Come è nata questa sua passione?

“Ho letto sempre. Da quando ero bambino. Ho avuto la fortuna di avere una famiglia dove i libri non mancavano. Mio padre, morto purtroppo quando avevo solo 13 anni, era uno scrittore e mio fratello un pittore. E anche mia madre si dedicava allo studio. I discorsi che si facevano in casa riguardavano per lo più la storia, la letteratura e l’arte”.

E da bambino che faceva?

“Quando avevo pochi anni le mie passeggiate preferite non erano quelle di andare in piazza, bensì di andare a visitare la torre di Chia (quella poi acquistata da Pier Paolo Pasolini), la faggeta dei Cimini o le catacombe di Sant’Eutizio”.

Ha qualche ricordo particolare?

“Sì, uno. Una volta i miei genitori mi portarono a visitare Viterbo. Avevo poco più di tre anni. Al ritorno vollero fermarsi a La Quercia per visitare la basilica. Mia madre mi disse che il soffitto era stato fatto con l’oro portato dall’America da Cristoforo Colombo. E così a quell’età scoprii l’esistenza di questo navigatore”.

Ancora?

“Beh, a 13-14 anni andavo in bicicletta alla ricerca di tombe etrusche. Ma mica per fare il tombarolo! Solo per vedere come erano fatte. Qualche anno dopo, sempre in bicicletta, sono arrivato fino a Terni o ad Amelia, o a Piediluco. Mi piaceva scoprire. Andai a vedere anche le famose mummie di Ferentillo, quelle che si sono formate in una chiesa per una specie di fenomeno naturale, che ha conservato i corpi, mummificandoli”.

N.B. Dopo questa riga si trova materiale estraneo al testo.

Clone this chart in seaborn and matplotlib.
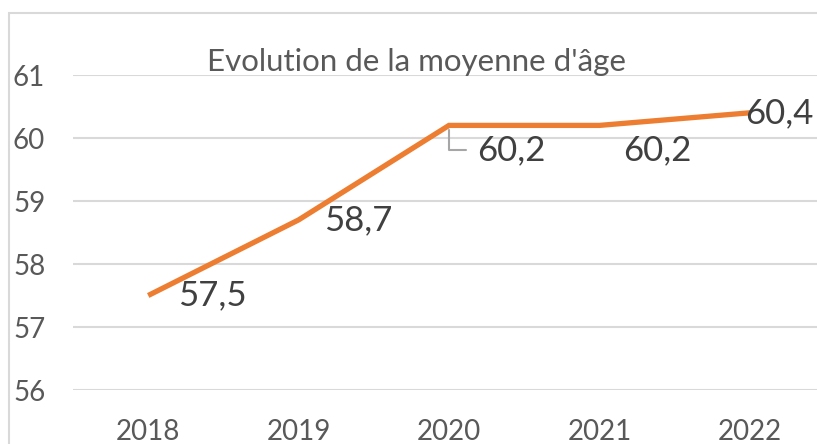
import matplotlib
matplotlib.use("Agg")
import matplotlib.pyplot as plt
import matplotlib.patches as patches
import seaborn as sns
import pandas as pd

# data
years = [2018, 2019, 2020, 2021, 2022]
mean_age = [57.5, 58.7, 60.2, 60.2, 60.4]
labels = ["57,5", "58,7", "60,2", "60,2", "60,4"]
y_ticks = [56, 57, 58, 59, 60, 61]
title = "Evolution de la moyenne d'âge"

sns.set_theme(style="white")
plt.rcParams['font.family'] = ['Lato', 'DejaVu Sans']

df = pd.DataFrame({"year": years, "age": mean_age})

fig = plt.figure(figsize=(8.17, 4.44), dpi=100)
ax = fig.add_axes([73 / 817, 54 / 444, 752 / 817, 315 / 444])

sns.lineplot(data=df, x="year", y="age", ax=ax, color="#ED7D31", linewidth=3.8,
             solid_capstyle="butt", solid_joinstyle="miter")

ax.set_xlim(2017.5, 2022.5)
ax.set_ylim(56, 61)
ax.set_yticks(y_ticks)
ax.set_xticks(years)
ax.set_xticklabels([str(y) for y in years])
ax.grid(axis="y", color="#D9D9D9", linewidth=1.5)
ax.grid(axis="x", visible=False)
ax.set_axisbelow(True)
for s in ax.spines.values():
    s.set_visible(False)
ax.tick_params(axis="y", length=0, pad=20, labelsize=20, labelcolor="#595959")
ax.tick_params(axis="x", length=0, pad=21, labelsize=20, labelcolor="#595959")
ax.set_xlabel("")
ax.set_ylabel("")

# data labels (offsets in pixels)
offsets = [(30, 0), (25, 0), (28, -25), (24, -25), (-5, 0)]
for x, y, lab, (dx, dy) in zip(years, mean_age, labels, offsets):
    ax.annotate(lab, (x, y), xytext=(dx, dy), textcoords="offset pixels",
                ha="left", va="center", fontsize=25, color="#404040",
                annotation_clip=False)

# leader line for 2020 label
ax.annotate("", (2020, 60.2), xytext=(17, -25), textcoords="offset pixels",
            arrowprops=dict(arrowstyle="-", color="#A6A6A6", lw=1.5,
                            connectionstyle="angle,angleA=0,angleB=90,rad=0",
                            shrinkA=0, shrinkB=3))

fig.text(417 / 817, 1 - 62 / 444, title, ha="center", va="center",
         fontsize=22.5, color="#595959")

# chart area border
border = patches.Rectangle((9 / 817, -0.2), 1.2, 0.2 + (444 - 13) / 444,
                           transform=fig.transFigure, fill=False,
                           edgecolor="#D9D9D9", linewidth=1.5, clip_on=False)
fig.patches.append(border)

fig.savefig("out.png", dpi=100)
plt.close(fig)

Insomma, tante scoperte. Fin da ragazzetto…

“Sì, e ce n’è uno in particolare che mi è rimasto sempre nella mente. Andammo con la famiglia a Tagliacozzo, in Abruzzo, dove c’è una chiesa dedicata a San Francesco, in stile romanico abruzzese. Dopo qualche tempo andammo a Canepina e io mi accorsi che la facciata della chiesa del paese era perfettamente somigliante a quella di Tagliacozzo. Dunque, in stile romanico abruzzese. Ne parlai con i miei compagni di scuola, che mi dettero del matto. Poi, una ventina d’anni fa, lessi su una rivista di storia dell’arte che la chiesa di Canepina è un tardo esempio di stile romanico abruzzese. Insomma, ci avevo azzeccato!”.

Quali sono le sue letture preferite?

“Passo dalla storia all’archeologia e alla storia dell’arte. Sono le materie che mi interessano”.

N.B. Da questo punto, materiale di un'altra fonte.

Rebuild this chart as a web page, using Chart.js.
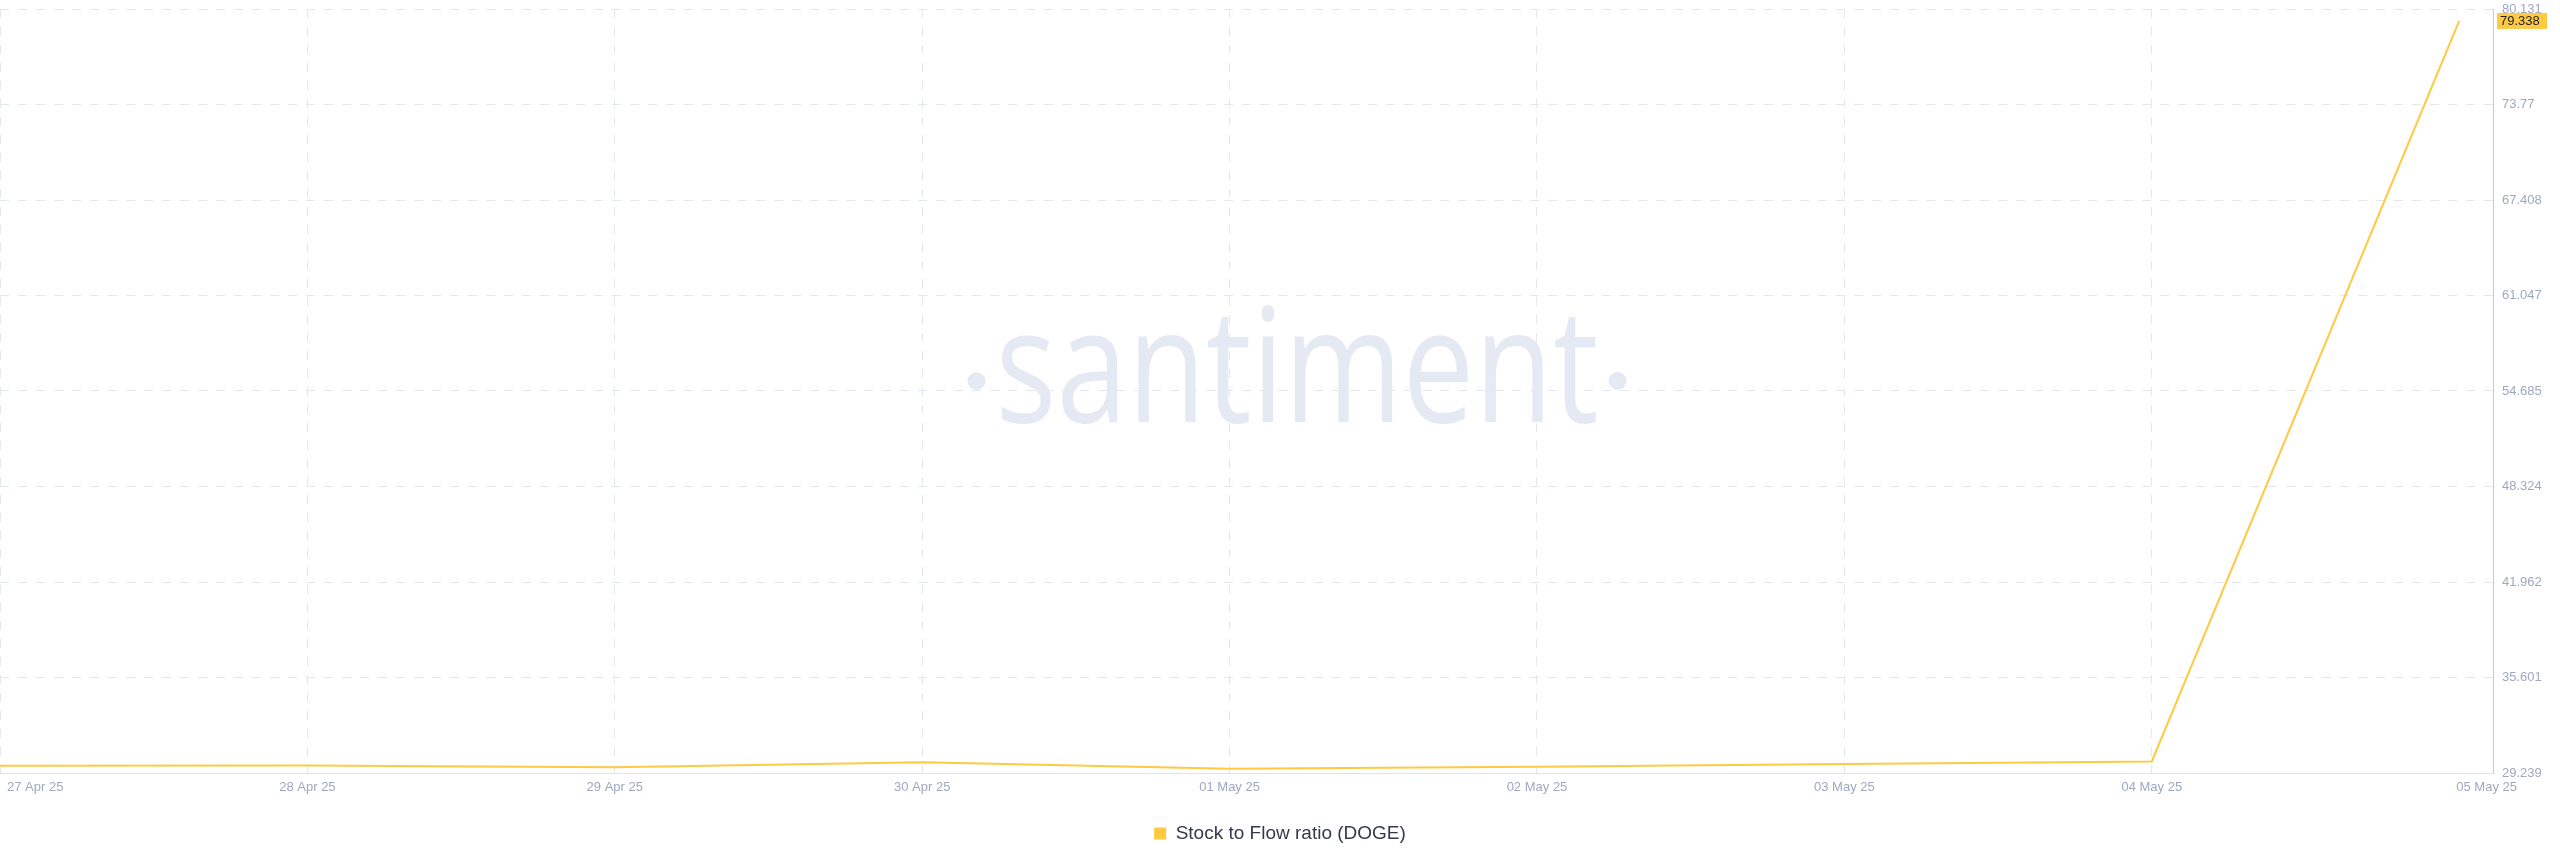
<!DOCTYPE html>
<html lang="en">
<head>
    <meta charset="UTF-8">
    <meta name="viewport" content="width=device-width, initial-scale=1.0">
    <script src="https://cdn.jsdelivr.net/npm/chart.js"></script>
    <title>Stock to Flow ratio (DOGE)</title>
    <style>
        html, body { margin: 0; padding: 0; background: #ffffff; }
        #wrap { width: 2560px; height: 867px; position: relative; }
    </style>
</head>
<body>
    <div id="wrap">
        <canvas id="sfChart"></canvas>
    </div>

    <script>
        // data
        const dates = ['27 Apr 25', '28 Apr 25', '29 Apr 25', '30 Apr 25', '01 May 25', '02 May 25', '03 May 25', '04 May 25', '05 May 25'];
        const stockToFlow = [29.73, 29.74, 29.62, 29.95, 29.53, 29.66, 29.84, 30.01, 79.338];
        const yTickLabels = ['29.239', '35.601', '41.962', '48.324', '54.685', '61.047', '67.408', '73.77', '80.131'];

        const lineColor = '#ffc942';
        const gridColor = '#e3e7f0';
        const tickColor = '#9ea8c1';
        const tickFont = { family: '"Liberation Sans", Arial, sans-serif', size: 13 };

        // watermark + x labels + last value badge
        const santimentExtras = {
            id: 'santimentExtras',
            beforeDatasetsDraw(chart) {
                const ctx = chart.ctx;
                const cx = chart.width / 2 + 17;
                const base = 422;
                ctx.save();
                ctx.fillStyle = '#e5e9f3';
                ctx.font = '160px "Open Sans"';
                ctx.textAlign = 'center';
                ctx.textBaseline = 'alphabetic';
                const half = ctx.measureText('santiment').width * 0.8 / 2;
                ctx.save();
                ctx.translate(cx, base);
                ctx.scale(0.8, 1);
                ctx.fillText('santiment', 0, 0);
                ctx.restore();
                [-1, 1].forEach(side => {
                    ctx.beginPath();
                    ctx.arc(cx + side * (half + 19), base - 41, 9, 0, Math.PI * 2);
                    ctx.fill();
                });
                ctx.restore();
            },
            afterDraw(chart) {
                const ctx = chart.ctx;
                const xs = chart.scales.x;
                const ys = chart.scales.y;
                const area = chart.chartArea;
                ctx.save();
                ctx.font = '13px "Liberation Sans", Arial, sans-serif';
                ctx.fillStyle = tickColor;
                ctx.textBaseline = 'middle';
                dates.forEach((d, i) => {
                    const px = xs.getPixelForValue(i);
                    const w = ctx.measureText(d).width;
                    if (i === dates.length - 1) {
                        ctx.textAlign = 'right';
                        ctx.fillText(d, area.right + 24, area.bottom + 14);
                    } else {
                        ctx.textAlign = 'center';
                        ctx.fillText(d, Math.max(px, area.left + 7 + w / 2), area.bottom + 14);
                    }
                });

                // badge with the latest value on the right axis
                const last = stockToFlow[stockToFlow.length - 1];
                const py = ys.getPixelForValue(last);
                ctx.fillStyle = lineColor;
                ctx.fillRect(area.right + 4, py - 8, 50, 16);
                ctx.fillStyle = '#1d2130';
                ctx.textAlign = 'left';
                ctx.fillText(last.toFixed(3), area.right + 7, py + 0.5);
                ctx.restore();
            }
        };

        const ctx = document.getElementById('sfChart').getContext('2d');
        const chart = new Chart(ctx, {
            type: 'line',
            data: {
                datasets: [{
                    label: 'Stock to Flow ratio (DOGE)',
                    data: stockToFlow.map((v, i) => ({ x: i, y: v })),
                    borderColor: lineColor,
                    backgroundColor: lineColor,
                    borderWidth: 2,
                    pointRadius: 0,
                    tension: 0,
                    fill: false
                }]
            },
            options: {
                responsive: true,
                maintainAspectRatio: false,
                devicePixelRatio: 1,
                animation: false,
                layout: { padding: { top: 9, right: 0, bottom: 14, left: 0 } },
                plugins: {
                    tooltip: { enabled: false },
                    legend: {
                        position: 'bottom',
                        labels: {
                            boxWidth: 12,
                            boxHeight: 12,
                            padding: 10,
                            color: '#353a4a',
                            font: { family: '"Liberation Sans", Arial, sans-serif', size: 19 },
                            generateLabels: c => Chart.defaults.plugins.legend.labels.generateLabels(c)
                                .map(l => ({ ...l, lineWidth: 0 }))
                        }
                    }
                },
                scales: {
                    x: {
                        type: 'linear',
                        min: 0,
                        max: 8.11,
                        afterBuildTicks: s => { s.ticks = dates.map((d, i) => ({ value: i })); },
                        afterFit: s => { s.height = 41; s.paddingLeft = 0; s.paddingRight = 0; },
                        ticks: { display: false },
                        grid: {
                            drawTicks: false,
                            color: c => (c.index === dates.length - 1 ? 'rgba(0,0,0,0)' : gridColor)
                        },
                        border: { color: '#dfe3ec', width: 1, dash: [9, 9] }
                    },
                    y: {
                        position: 'right',
                        min: parseFloat(yTickLabels[0]),
                        max: parseFloat(yTickLabels[yTickLabels.length - 1]),
                        afterBuildTicks: s => { s.ticks = yTickLabels.map(t => ({ value: parseFloat(t) })); },
                        afterFit: s => { s.width = 67; s.paddingTop = 0; s.paddingBottom = 0; },
                        ticks: {
                            padding: 9,
                            color: tickColor,
                            font: tickFont,
                            callback: (v, i) => yTickLabels[i]
                        },
                        grid: { drawTicks: false, color: gridColor },
                        border: { color: lineColor, width: 1, dash: [9, 9] }
                    }
                }
            },
            plugins: [santimentExtras]
        });
    </script>
</body>
</html>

Ma di libri ne ha scritti anche. Quanti?

“In verità non li ho mai contati. Ma dovrebbero essere una ventina, compresi opuscoli e opuscoletti. Cominciai nel 1967, con un libro su Soriano. Poi, l’anno dopo partecipai insieme ad altri alla stesura di due volumi, dal titolo ‘Tuscia viterbese’. Nel primo volume scrissi la sezione dedicata all’arte: un centinaio di pagine, aggiungendo anche miei disegni. Nel secondo, che riguarda tutti i comuni della provincia, mi sono dedicato a quelli che conosco meglio (sono 17), ossia quelli che stanno a est dei Cimini, con notizie di carattere storico sui monumenti, sulle feste e sulle tradizioni”.

Come è riuscito a conciliare lavoro e passione?

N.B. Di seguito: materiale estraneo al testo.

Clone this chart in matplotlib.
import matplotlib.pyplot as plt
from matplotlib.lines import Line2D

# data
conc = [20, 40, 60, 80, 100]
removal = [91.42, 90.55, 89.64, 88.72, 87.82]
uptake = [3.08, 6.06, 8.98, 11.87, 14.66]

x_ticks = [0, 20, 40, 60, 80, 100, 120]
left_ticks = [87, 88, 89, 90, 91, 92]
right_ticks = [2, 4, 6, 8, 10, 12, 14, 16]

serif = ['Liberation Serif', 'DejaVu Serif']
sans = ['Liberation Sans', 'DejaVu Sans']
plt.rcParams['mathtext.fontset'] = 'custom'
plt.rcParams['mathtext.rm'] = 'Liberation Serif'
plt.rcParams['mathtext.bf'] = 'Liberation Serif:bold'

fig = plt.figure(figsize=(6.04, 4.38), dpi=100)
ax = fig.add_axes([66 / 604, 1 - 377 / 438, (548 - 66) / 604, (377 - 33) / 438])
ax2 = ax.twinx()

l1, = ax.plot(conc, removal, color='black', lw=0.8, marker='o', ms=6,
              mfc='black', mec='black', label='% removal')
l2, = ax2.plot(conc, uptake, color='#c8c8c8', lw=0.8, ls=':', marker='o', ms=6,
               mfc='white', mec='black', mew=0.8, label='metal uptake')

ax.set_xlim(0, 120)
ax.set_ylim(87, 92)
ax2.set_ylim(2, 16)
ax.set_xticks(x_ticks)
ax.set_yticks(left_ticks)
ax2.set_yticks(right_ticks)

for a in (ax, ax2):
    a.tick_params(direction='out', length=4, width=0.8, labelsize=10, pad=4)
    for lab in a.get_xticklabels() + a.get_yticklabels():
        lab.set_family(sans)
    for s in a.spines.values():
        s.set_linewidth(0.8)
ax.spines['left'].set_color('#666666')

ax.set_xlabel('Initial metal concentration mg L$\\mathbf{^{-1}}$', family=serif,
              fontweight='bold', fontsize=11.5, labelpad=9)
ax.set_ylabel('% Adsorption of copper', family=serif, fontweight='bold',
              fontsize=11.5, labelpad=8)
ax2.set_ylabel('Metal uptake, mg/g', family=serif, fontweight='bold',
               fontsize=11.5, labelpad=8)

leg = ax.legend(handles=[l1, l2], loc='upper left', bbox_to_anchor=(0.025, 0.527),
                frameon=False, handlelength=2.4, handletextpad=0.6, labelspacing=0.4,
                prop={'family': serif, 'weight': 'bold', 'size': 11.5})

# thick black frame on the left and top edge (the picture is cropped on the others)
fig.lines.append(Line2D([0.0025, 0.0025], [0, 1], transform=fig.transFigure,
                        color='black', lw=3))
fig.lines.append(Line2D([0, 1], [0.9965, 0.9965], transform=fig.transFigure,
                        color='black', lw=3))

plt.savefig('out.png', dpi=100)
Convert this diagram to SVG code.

“Dedicando alla seconda quasi tutto il mio tempo libero. Mi sono dedicato anche alla fotografia e alla pittura. Ho fatto una ventina di mostre”.

E ha fatto anche il sindaco per un giorno…

“Sì, lo ha voluto il sindaco dell’epoca Fabio Menicacci. Poi, quando hanno inaugurato il museo, hanno voluto nominarmi direttore onorario”.

E adesso che ha superato i 90, come passa le sue giornate?

“La mattina leggo, studio e scrivo. Sto scrivendo un libro sulla chiesa di Sant’Eutizio. Il pomeriggio invece, lo dedico all’ozio. Ma penso di meritarmelo”.